Kaifu Chen1,2, Lei Wang1,2, Meng Yang1, Jiucheng Liu1,2, Chengqi Xin1,2, Songnian Hu1, and Jun Yu1

1CAS Key Laboratory of Genome Sciences and Information, Beijing Institute of Genomics, Chinese Academy of Sciences, Beijing 100029, China;
2Graduate University of Chinese Academy of Sciences, Beijing 100049, China.

Genomics Proteomics Bioinformatics 2010 Jun; 8(2): 92-102. DOI: 10.1016/S1672-0229(10)60010-1

Abstract: Our recent investigation in the protist Trichomonas vaginalis suggested a DNA sequence periodicity with a unit length of 120.9 nt, which represents a sequence signature for nucleosome positioning. We now extended our observation in higher eukaryotes and identified a similar periodicity of 175 nt in length in Caenorhabditis elegans. In the process of defining the sequence compositional characteristics, we found that the 10.5-nt periodicity, the sequence signature of DNA double helix, may not be sufficient for cross-nucleosome positioning but provides essential guiding rails to facilitate positioning.

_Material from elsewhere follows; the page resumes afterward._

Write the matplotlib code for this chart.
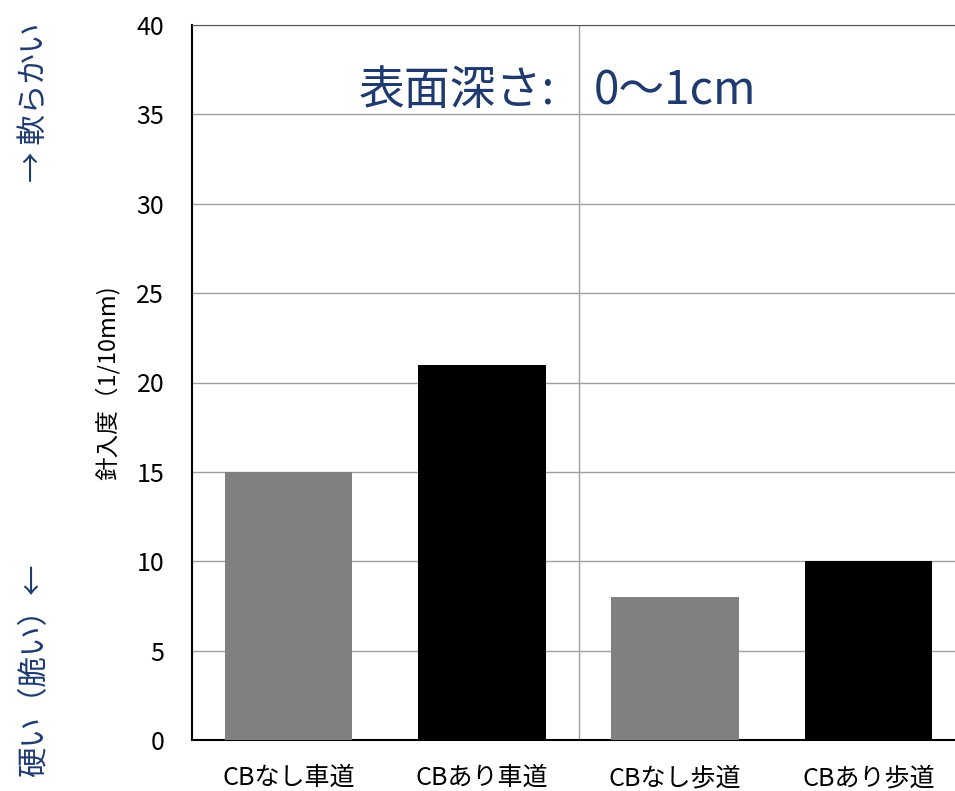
import numpy as np
import matplotlib.pyplot as plt

plt.rcParams['font.family'] = ['Noto Sans CJK JP', 'DejaVu Sans']

# データ
categories = ['CBなし車道', 'CBあり車道', 'CBなし歩道', 'CBあり歩道']
values = [15, 21, 8, 10]
bar_colors = ['#808080', '#000000', '#808080', '#000000']
yticks = [0, 5, 10, 15, 20, 25, 30, 35, 40]

navy = '#1F3A6E'

fig = plt.figure(figsize=(9.55, 7.91), dpi=100)
ax = fig.add_axes([192 / 955, 51 / 791, (965 - 192) / 955, 715 / 791])

x = np.arange(len(categories))
ax.bar(x, values, width=0.66, color=bar_colors, zorder=3)

ax.set_xlim(-0.5, 3.5)
ax.set_ylim(0, 40)
ax.set_yticks(yticks)
ax.set_xticks(x)
ax.set_xticklabels(categories, fontsize=18)
ax.tick_params(axis='y', labelsize=18, length=0, pad=20)
ax.tick_params(axis='x', length=0, pad=18)

# グリッド線と区切り線
ax.grid(axis='y', color='#A0A0A0', linewidth=1, zorder=0)
ax.axvline(1.5, color='#A0A0A0', linewidth=1, zorder=1)

ax.spines['right'].set_visible(False)
ax.spines['top'].set_color('#555555')
ax.spines['left'].set_linewidth(1.5)
ax.spines['bottom'].set_linewidth(1.5)

ax.set_ylabel('針入度（1/10mm)', fontsize=17, labelpad=12)

ax.text(1.38, 36.3, '表面深さ:', ha='right', va='center', fontsize=33, color=navy)
ax.text(1.58, 36.3, '0〜1cm', ha='left', va='center', fontsize=33, color=navy)

# 左側の注釈
fig.text(35 / 955, 1 - 102 / 791, '→ 軟らかい', rotation=90, ha='center', va='center',
         fontsize=22, color=navy)
fig.text(35 / 955, 1 - 670 / 791, '硬い（脆い）←', rotation=90, ha='center', va='center',
         fontsize=22, color=navy)

fig.savefig('out.png', dpi=100)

We further dissected nucleosome-protected sequences and identified a strong positive purine (AG) gradient from the 5'-end to the 3'-end, and also learnt that the nucleosome-enriched regions are GC-rich as compared to the nucleosome-free sequences as purine content is positively correlated with GC content. Sequence characterization allowed us to develop a hidden Markov model (HMM) algorithm for decoding nucleosome positioning computationally, and based on a set of training data from the fifth chromosome of C. elegans, our algorithm predicted 60%-70% of the well-positioned nucleosomes, which is 15%-20% higher than random positioning. We concluded that nucleosomes are not randomly positioned on DNA sequences and yet bind to different genome regions with variable stability, well-positioned nucleosomes leave sequence signatures on DNA, and statistical positioning of nucleosomes across genome can be decoded computationally based on these sequence signatures.